Turkey on Thursday summoned Sweden's ambassador to lodge an angry protest over a video posted by a Kurdish group in Stockholm that depicted President Recep Tayyip Erdogan swinging by his legs from a rope.
The diplomatic spat threatened to set back Sweden's efforts to break down NATO member Turkey's resistance to its bid to join the Western defence alliance in response to Russia's invasion of Ukraine.
The ambassador was summoned a day after the Kurdish Rojava Committee of Sweden compared Erdogan to Italy's late dictator Benito Mussolini in a tweet.
The Fascist ruler was hung upside down after his execution in the closing days of World War II.
"History shows how dictators end up," the group wrote above a video showing pictures of Mussolini's 1945 execution and then a dummy painted to look like Erdogan swinging on a rope.
"It is time for Erdogan to resign.

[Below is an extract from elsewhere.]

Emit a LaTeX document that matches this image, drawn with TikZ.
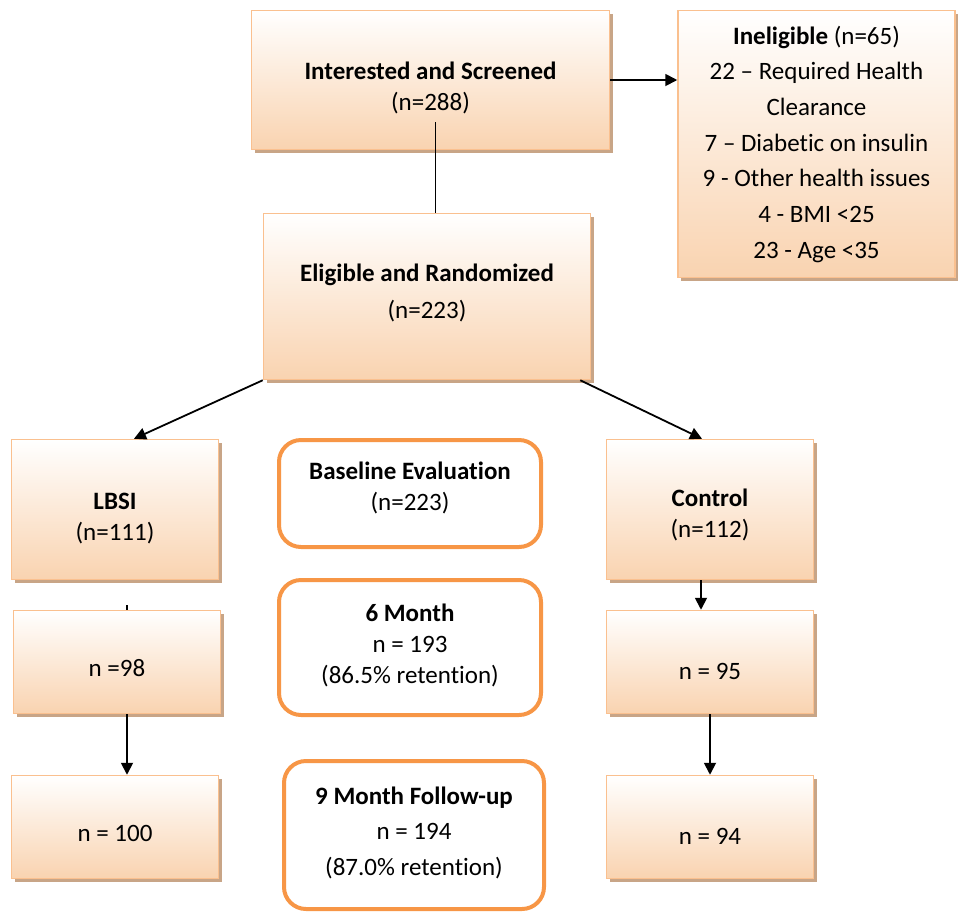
\documentclass[tikz,border=0pt]{standalone}
\usepackage{fontspec}
\setmainfont{Carlito}[Ligatures={NoCommon,NoContextual}]
\usetikzlibrary{arrows.meta,shadows}
\definecolor{peach}{RGB}{249,211,176}
\definecolor{bordr}{RGB}{250,192,143}
\definecolor{shad}{RGB}{200,165,135}
\definecolor{orng}{RGB}{247,150,70}
% shift the text block vertically without changing the node size
\newcommand\boxtext[2]{\raisebox{#1}[\height][\depth]{\begin{tabular}{@{}c@{}}#2\end{tabular}}}
\begin{document}
\begin{tikzpicture}[x=1pt,y=-1pt]
\tikzset{
 gbox/.style={rectangle, draw=bordr, line width=1.5pt, top color=white, bottom color=peach,
   drop shadow={shadow xshift=3pt,shadow yshift=-3pt,fill=shad,opacity=1},
   inner sep=0pt, font=\fontsize{25}{31}\selectfont},
 rbox/.style={rectangle, rounded corners=22pt, draw=orng, line width=4pt, fill=white,
   inner sep=0pt, font=\fontsize{25}{31}\selectfont},
 arr/.style={-{Triangle[length=12pt,width=12pt]}, line width=1.8pt, black},
 ln/.style={line width=1.8pt, black}
}
\useasboundingbox (0,0) rectangle (959,914);

\node[gbox, minimum width=358pt, minimum height=139pt] (IS) at (430.5,80) {\boxtext{-8.5pt}{\textbf{Interested and Screened}\\(n=288)}};
\node[gbox, minimum width=277pt, minimum height=267pt, font=\fontsize{25}{35.7}\selectfont] (Inel) at (816.5,144) {\boxtext{0pt}{\textbf{Ineligible} (n=65)\\22 – Required Health\\Clearance\\7 – Diabetic on insulin\\9 - Other health issues\\4 - BMI <25\\23 - Age <35}};
\node[gbox, minimum width=327pt, minimum height=166pt, font=\fontsize{25}{37}\selectfont] (Elig) at (427,296.5) {\boxtext{4pt}{\textbf{Eligible and Randomized}\\(n=223)}};
\node[gbox, minimum width=207pt, minimum height=140pt] (LBSI) at (115,509.5) {\boxtext{-9pt}{\textbf{LBSI}\\(n=111)}};
\node[gbox, minimum width=207pt, minimum height=140pt] (Ctrl) at (710,509.5) {\boxtext{-6pt}{\textbf{Control}\\(n=112)}};
\node[gbox, minimum width=207pt, minimum height=103pt] (n98) at (117,662) {\boxtext{-8pt}{n =98}};
\node[gbox, minimum width=207pt, minimum height=103pt] (n100) at (115,827) {\boxtext{-8pt}{n = 100}};
\node[gbox, minimum width=207pt, minimum height=103pt] (n95) at (710,662) {\boxtext{-11pt}{n = 95}};
\node[gbox, minimum width=207pt, minimum height=103pt] (n94) at (710,827) {\boxtext{-11pt}{n = 94}};

\node[rbox, minimum width=262pt, minimum height=107pt] (base) at (410,493.5) {\boxtext{5pt}{\textbf{Baseline Evaluation}\\(n=223)}};
\node[rbox, minimum width=262pt, minimum height=135pt] (m6) at (410,647.5) {\boxtext{1.5pt}{\textbf{6 Month}\\n = 193\\(86.5\% retention)}};
\node[rbox, minimum width=260pt, minimum height=148pt, font=\fontsize{25}{35.5}\selectfont] (m9) at (414,835) {\boxtext{2.5pt}{\textbf{9 Month Follow-up}\\n = 194\\(87.0\% retention)}};

\draw[arr] (IS.east) -- (IS.east -| Inel.west);
\coordinate (isl) at (435.5,122);
\draw[ln] (isl) -- (isl |- Elig.north);
\draw[arr] (Elig.south west) -- ([xshift=19pt]LBSI.north);
\draw[arr] ([xshift=-11pt]Elig.south east) -- ([xshift=-8pt]Ctrl.north);
\draw[arr] ([xshift=-9pt]Ctrl.south) -- ([xshift=-9pt]n95.north);
\draw[arr] (n95.south) -- (n94.north);
\draw[arr] ([xshift=10pt]n98.south) -- ([xshift=12pt]n100.north);
\coordinate (stub) at (127,605);
\draw[ln] (stub) -- (stub |- n98.north);
\end{tikzpicture}
\end{document}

Take this chance and quit so that you don't end up hanging upside down on (Istanbul's) Taksim Square."
The tweet came as Turkey piles pressure on Sweden and fellow NATO hopeful Finland to clamp down on Kurdish groups it views as "terrorists".
Sweden has a larger Kurdish diaspora and a bigger dispute with Turkey.
Ankara has dug in its heels during protracted negotiations that hinge on the extent to which Sweden is ready to meet Turkey's demand to extradite Kurdish suspects and prosecute groups such as the Rojava Committee.
It lashed out furiously Thursday at both the Rojava Committee and what it deemed as Stockholm's soft response to the tweet.
- 'Open debate' -
Erdogan's chief spokesman said Turkey condemned the Kurdish group "in the strongest possible terms".
"We urge the Swedish authorities to take necessary steps against terrorist groups without further delay," spokesman Fahrettin Altun tweeted.
His message came in direct response to a tweeted statement from Sweden's Foreign Minister Tobias Billstrom condemning the video.
Stockholm supports "an open debate about politics" but "distances itself from threats and hatred against political representatives", Billstrom wrote.
"Portraying a popularly elected president as being executed outside city hall is abhorrent," the Swedish diplomat wrote.
Billstrom's message did little to appease Ankara.
The Turkish foreign ministry summoned the Swedish ambassador for a dressing down that included accusations of Stockholm going back on its past promises to Ankara.
"Our expectation is that the perpetrators of this action are found," a diplomatic source said.
The Anadolu state news agency then announced that Turkey's parliament speaker had revoked an invitation for his Swedish counterpart to visit Ankara next Tuesday.
The angry exchange over a tweet came less than a month after Billstrom paid a cordial visit to Turkey in an effort to get the NATO membership bid over the line.
The Swedish government has since signalled that it has reached the limit of what it can do to meet Erdogan's demands before Turkey's next election -- now expected some time before June.
Turkey has been battling a decades-long insurgency against the outlawed Kurdistan Workers' Party (PKK) that has claimed tens of thousands of lives.
But it has also used its fight against the PKK to justify prosecuting Kurdish politicians and support groups.
Turkey's top court is now weighing whether to ban the country's main Kurdish-backed party before the polls.